Example unresolved output shape:

{
"status": "needs_review",
"accepted": false,
"iterations": 3,
"final_code": "def calculate_factorial(n): ...",
"final_critique": "Still missing negative input handling.",
"errors": ["max_iterations reached before acceptance"]
}

Example input shape:

{
"input": "Write a Python function calculate_factorial(n) that handles 0, positive integers, and invalid negative inputs."
}

Failure Cases

Document expected failures, retries, fallback behavior, and human-review points.

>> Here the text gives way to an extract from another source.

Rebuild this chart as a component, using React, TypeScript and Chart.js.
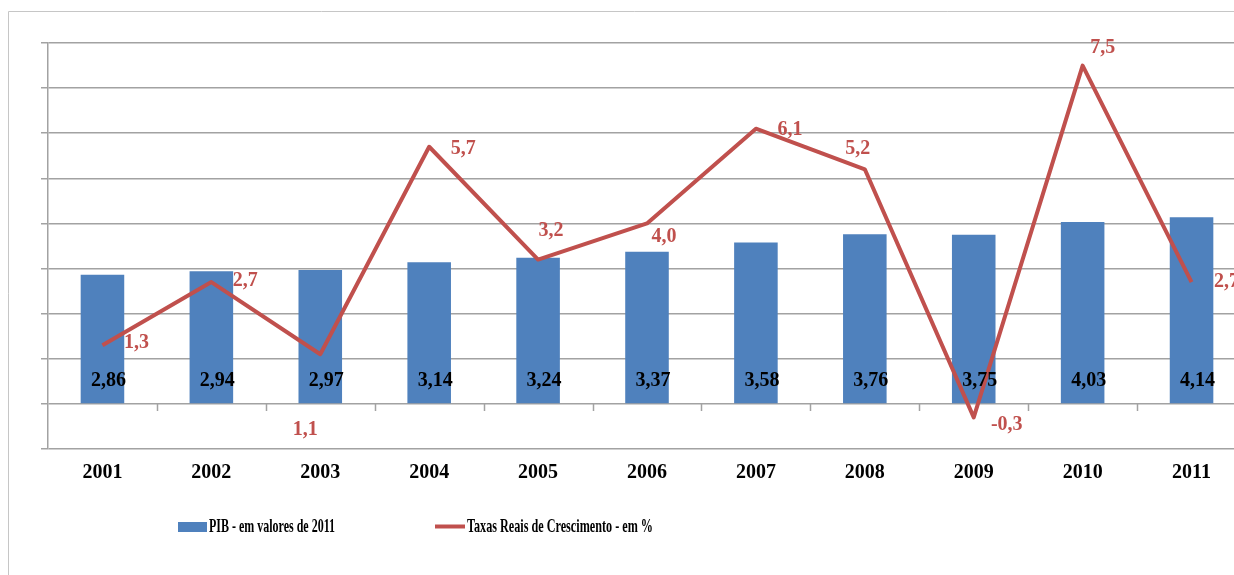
import React, { useEffect, useRef } from "react";
import { Chart, registerables } from "chart.js";

Chart.register(...registerables);

// ---- data ----
const years = ["2001", "2002", "2003", "2004", "2005", "2006", "2007", "2008", "2009", "2010", "2011"];
const pibValues = [2.86, 2.94, 2.97, 3.14, 3.24, 3.37, 3.58, 3.76, 3.75, 4.03, 4.14];
const growthRates = [1.3, 2.7, 1.1, 5.7, 3.2, 4.0, 6.1, 5.2, -0.3, 7.5, 2.7];
const axisMin = -1;
const axisMax = 8;
const axisStep = 1;
const pibLabel = "PIB - em valores de 2011";
const growthLabel = "Taxas Reais de Crescimento - em %";

// ---- styles ----
const BAR_COLOR = "#4F81BD";
const LINE_COLOR = "#C0504D";
const GRID_COLOR = "#a2a2a2";
const FONT = "'Liberation Serif', 'Times New Roman', serif";
// label offsets (label centre relative to the point), as placed in the original
const growthLabelOffsets: [number, number][] = [
  [34, -2], [34, -1], [-15, 76], [34, 2], [13, -29], [17, 13],
  [34, 1], [-7, -20], [33, 7], [20, -18], [35, 0],
];

const fmt = (v: number, d: number) => v.toFixed(d).replace(".", ",");

const overlayPlugin = {
  id: "overlay",
  afterDatasetsDraw(chart: any) {
    const ctx: CanvasRenderingContext2D = chart.ctx;
    const area = chart.chartArea;
    const yScale = chart.scales.y;
    const xScale = chart.scales.x;
    const zeroY = yScale.getPixelForValue(0);
    ctx.save();

    // outer frame (left and top edges visible)
    ctx.strokeStyle = "#c6c6c6";
    ctx.lineWidth = 1;
    ctx.beginPath();
    ctx.moveTo(8.5, chart.height);
    ctx.lineTo(8.5, 11.5);
    ctx.lineTo(chart.width, 11.5);
    ctx.stroke();

    // category tick marks on the zero line
    ctx.strokeStyle = GRID_COLOR;
    ctx.lineWidth = 1.5;
    const n = years.length;
    const catW = (area.right - area.left) / n;
    ctx.beginPath();
    for (let k = 1; k < n; k++) {
      const x = Math.round(area.left + k * catW) + 0.5;
      ctx.moveTo(x, zeroY);
      ctx.lineTo(x, zeroY + 7);
    }
    ctx.stroke();

    // bar value labels (inside base)
    const barMeta = chart.getDatasetMeta(1);
    ctx.font = `bold 20px ${FONT}`;
    ctx.textAlign = "center";
    ctx.textBaseline = "middle";
    ctx.fillStyle = "#000";
    barMeta.data.forEach((el: any, i: number) => {
      ctx.fillText(fmt(pibValues[i], 2), el.x + 6, zeroY - 23);
    });

    // line value labels
    const lineMeta = chart.getDatasetMeta(0);
    ctx.fillStyle = LINE_COLOR;
    lineMeta.data.forEach((el: any, i: number) => {
      const [dx, dy] = growthLabelOffsets[i];
      ctx.fillText(fmt(growthRates[i], 1), el.x + dx, el.y + dy);
    });

    // category labels
    ctx.fillStyle = "#000";
    years.forEach((y, i) => {
      const x = xScale.getPixelForValue(i);
      ctx.fillText(y, x, area.bottom + 24);
    });

    // legend (condensed serif)
    const legendY = 527;
    ctx.font = `bold 19px ${FONT}`;
    ctx.textAlign = "left";
    const drawCondensed = (text: string, x: number, w: number) => {
      const m = ctx.measureText(text).width;
      ctx.save();
      ctx.translate(x, legendY);
      ctx.scale(w / m, 1);
      ctx.fillStyle = "#000";
      ctx.fillText(text, 0, 0);
      ctx.restore();
    };
    ctx.fillStyle = BAR_COLOR;
    ctx.fillRect(178, 522, 29, 10);
    drawCondensed(pibLabel, 209, 126);
    ctx.strokeStyle = LINE_COLOR;
    ctx.lineWidth = 4;
    ctx.beginPath();
    ctx.moveTo(435, 526.5);
    ctx.lineTo(465, 526.5);
    ctx.stroke();
    drawCondensed(growthLabel, 467, 186);

    ctx.restore();
  },
};

export default function App() {
  const ref = useRef<HTMLCanvasElement | null>(null);

  useEffect(() => {
    if (!ref.current) return;
    const chart = new Chart(ref.current, {
      type: "bar",
      data: {
        labels: years,
        datasets: [
          {
            type: "line",
            label: growthLabel,
            data: growthRates,
            borderColor: LINE_COLOR,
            backgroundColor: LINE_COLOR,
            borderWidth: 4,
            pointRadius: 0,
            tension: 0,
            borderJoinStyle: "round",
            order: 0,
          } as any,
          {
            type: "bar",
            label: pibLabel,
            data: pibValues,
            backgroundColor: BAR_COLOR,
            borderWidth: 0,
            barPercentage: 0.4,
            categoryPercentage: 1,
            order: 1,
          } as any,
        ],
      },
      options: {
        responsive: false,
        animation: false,
        devicePixelRatio: 1,
        events: [],
        layout: { padding: { left: 41, top: 43, right: 14, bottom: 126 } },
        plugins: {
          legend: { display: false },
          tooltip: { enabled: false },
          title: { display: false },
        },
        scales: {
          x: { display: false, offset: true },
          y: {
            min: axisMin,
            max: axisMax,
            ticks: { stepSize: axisStep, display: false },
            grid: { color: GRID_COLOR, lineWidth: 1.5, tickLength: 7, drawTicks: true },
            border: { display: true, color: GRID_COLOR, width: 1.5 },
          },
        },
      },
      plugins: [overlayPlugin],
    });
    return () => chart.destroy();
  }, []);

  return (
    <div
      style={{
        position: "absolute",
        left: 0,
        top: 0,
        width: 1234,
        height: 575,
        overflow: "hidden",
        background: "#fff",
      }}
    >
      <canvas ref={ref} width={1260} height={575} style={{ display: "block", width: 1260, height: 575 }} />
    </div>
  );
}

  • Empty or whitespace-only input should route to handle_failure before calling the Producer.
  • Producer returns no draft, prose without code, or an otherwise unusable draft; record an error and route to mark_needs_review or handle_failure depending on recoverability.
  • Critic returns malformed output, omits a status, or provides a critique that cannot be normalized; record the raw critic output and route to mark_needs_review.
  • Critic repeatedly asks for changes until max_iterations is reached; return needs_review with the latest draft and complete history.
  • Producer ignores a previous critique; keep the critique in revision_history so the failure is observable.
  • Context grows too large because every draft and critique is retained; implementation should cap stored history or summarize old iterations if needed.
  • Model provider errors or rate-limit failures should be captured in errors and surfaced in final_output.
  • Generated code should not be executed against arbitrary user input in the default graph. If deterministic checks are added, restrict them to known safe fixtures or run them in a controlled test harness.
  • Human review is appropriate when the critic remains unsatisfied, the generated code may be unsafe, or deterministic checks contradict the model critique.

Test Ideas

  • Verify the happy path where the first draft is accepted and the graph finalizes without entering refine_draft.
  • Verify the reflection loop where the first critique requests revision, the second draft is accepted, and revision_history contains both attempts.
  • Verify that max_iterations stops the loop and returns status = "needs_review" instead of looping forever.
  • Verify blank input routes to handle_failure without calling producer or critic test doubles.
  • Verify malformed critic output is normalized to invalid, recorded in errors, and routed to mark_needs_review.
  • Verify iteration increments only when a draft is generated or refined, and never exceeds max_iterations.
  • Verify the final state always includes status, final_output, current_draft, critique_status, and revision_history.
  • Verify tests use fake Producer and Critic implementations and require no network access or API keys.
  • Verify the default factorial fixture checks for the required edge cases in the prompt: docstring, n == 0, and negative input handling.

Open Questions

  • docs/agentic-design-patterns-toc.md lists Chapter 4 as logical pages 58-70, and PDF indexes 64-76 align to the 13 extracted chapter pages. However, a references-only continuation page appears at PDF index 77 / page label 78 with chapter-internal counter 14, before Chapter 5 begins at index 78 / page label 79. This document cites the TOC logical range and treats the extra page as an extraction/page-count ambiguity.
  • The chapter demonstrates both an iterative LangChain code-generation loop and a sequential ADK draft/fact-check pipeline. This requirement chooses the iterative code-review loop because it best exercises LangGraph state, conditional routing, and bounded cycles.
  • The source critic uses the sentinel phrase CODE_IS_PERFECT; the implementation should prefer a normalized structured status while still allowing tests to cover sentinel-style critic output if useful.